I’m using IPUMS microdata from the 1960 census, and I’m clearly overestimating the number of households. I ran this R code:
data |>
# restrict to one record per household
distinct(SAMPLE, SERIAL, .keep_all = TRUE) |>
# add up weights
summarise(sum(HHWT))
The result is 115,434,597 – more than twice as many households as in the US in 1960. What am I doing wrong?
HHWT is constructed independently for each IPUMS USA sample. For 1960, IPUMS offers two samples for analysis: a 5% density sample and a 1% density sample. This is the case for many other decennial census years. The variable SAMPLE = 196001 identifies records in the 1960 1% and SAMPLE = 196002 identifies those in the 1960 5%.

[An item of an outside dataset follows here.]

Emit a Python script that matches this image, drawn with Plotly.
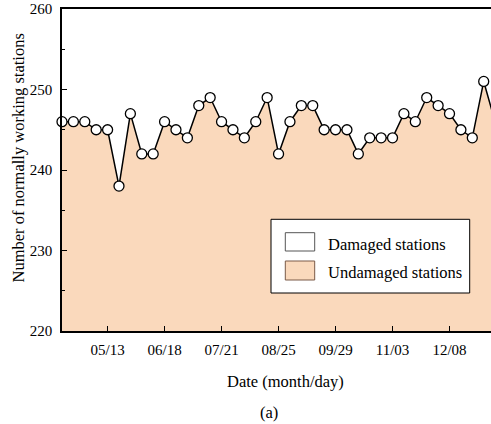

In a sample that includes only household records (or only a single person record per household), the sum of HHWT across all records should equal to the number of households in the US population in that year. That means that the sum of HHWT in the 1960 5% and the 1960 1% samples will each approximate the total number of households in 1960. More detail on each sample can be found on our samples page and in the User Guide’s section on sample designs.
Using the code you provide, I obtained an estimate of 57,699,837 households using the 1960 1% sample. The 1960 5% sample meanwhile provides an estimate of 57,734,760 households. The sum of these two match the result that you’re reporting. I hope this clarifies what’s happening with the data.